La jeune savoyarde se souvient que cette pandémie et le "monde d'après" qui devait lui succéder lui avaient donné "l’espoir qu’on se réveille". "Le paquebot lent du capitalisme" qu’on croyait inarrêtable avait été momentanément contraint au sur-place en 2020, avec "des avions cloués au sol, des entreprises fermées... Désormais, quand vous nous dites que ce n’est pas possible, c’est faux", lance-t-elle aux dirigeants au sujet des mesures pour l'environnement. "C’est simplement que vous ne voulez pas le faire".

"Assurer un avenir et un présent aux citoyens, c'est la base de la politique"

Pour la jeune activiste, l’écologie devrait être au cœur de l’action de l’État. "C’est la base de la politique d’assurer un avenir et un présent aux citoyens." Elle trouve le sujet trop peu présent dans les débats de la campagne présidentielle, alors que les Français le classe dans les thèmes prioritaires d’après des sondages. "On a envie de savoir si on va continuer ou pas à construire les conditions de notre propre extinction."

"Emmanuel Macron a échoué lamentablement sur tous les points"

À trois mois du premier tour de l’élection présidentielle, Camille Etienne juge sévèrement le bilan du président sortant. "Emmanuel Macron a échoué lamentablement sur tous les points", tranche-t-elle. "Avec la convention citoyenne pour le climat, il avait devant lui un boulevard de légitimité démocratique, ces 150 mesures trouvées par des citoyens. Or il a décidé de ne pas les faire, cette décision est pour moi impardonnable", justifie-t-elle.

Elle assure que "si on doit encore avoir cinq ans avec Emmanuel Macron à la tête de l’État français, je lui demanderai de tenir sa parole pour une fois, et de mettre en œuvre ces mesures".

"L’écologie ou la mort, c’est de ça qu’il s’agit"

L’urgence de la crise environnementale, Camille Etienne la résume en une formule : "l’écologie ou la mort". "C’est de ça qu’il s’agit. À Madagascar, on est face à la plus grande famine liée au dérèglement climatique. Des personnes n’ont pas accès à l’eau potable, à un air pur".

Elle poursuit : "même en France 50.000 personnes meurent chaque année à cause de la pollution de l’air. C’est maintenant, c’est aujourd’hui, et ça arrive".

"Être radicale, ça veut juste dire aller à la racine du problème"

Consciente d’incarner pour certains une frange radicale du mouvement écologiste, la jeune femme défend cette approche. "C’est un mot qui fait très peur, mais être radical ça veut juste dire aller à la racine du problème".
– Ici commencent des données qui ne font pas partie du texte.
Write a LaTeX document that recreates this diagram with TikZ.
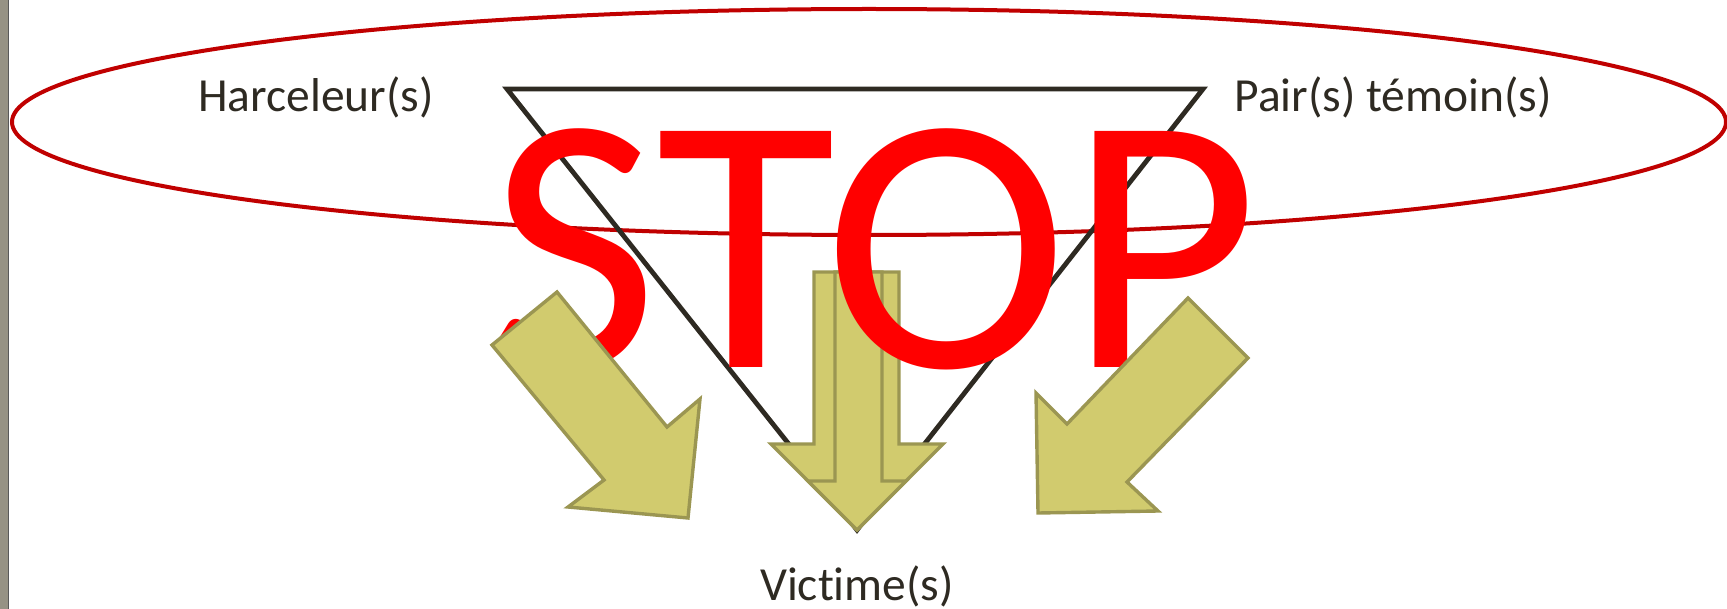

"C’est exactement ce qu’il faut qu’on fasse, sinon on va se retrouver en gestion de crise constante. Face à la pandémie mondiale, si on n’est pas capable de s’attaquer à la cause, l’artificialisation des sols, alors on va devoir uniquement soigner les conséquences, et on aura des pandémies à répétition, puis ensuite d’autres catastrophes naturelles", prédit-elle.

"La nature a une capacité assez phénoménale à se régénérer"

Face à ce constat alarmant, est-il trop tard pour agir, pour sauver notre planète ? "Ce n’est pas comme ça que la question doit être posée", estime la militante. "Il n’est jamais trop tard pour que ça soit pire, comme le dit Aurélien Barrau" [un astrophysicien engagé pour l'écologie]. Mais Camille Etienne est convaincue qu’il y a encore de l’espoir : "la nature a une capacité assez phénoménale à se régénérer, à être résiliente. Quand on arrête de mettre des pesticides, des fongicides sur un sol, très vite on voit que la vie revient."

Même note d’espérance pour les générations futures, alors que de nombreux jeunes confient douter de vouloir avoir des enfants dans ce contexte de crise climatique. Si elle comprend leur angoisse, Camille Etienne suggère d’envisager le problème différemment. "Plutôt que de me poser uniquement la question de quelle terre je vais laisser à mon enfant, j’aime aussi me demander quel enfant je vais laisser à ma terre", sourit-elle, insistant sur le rôle de l'éducation.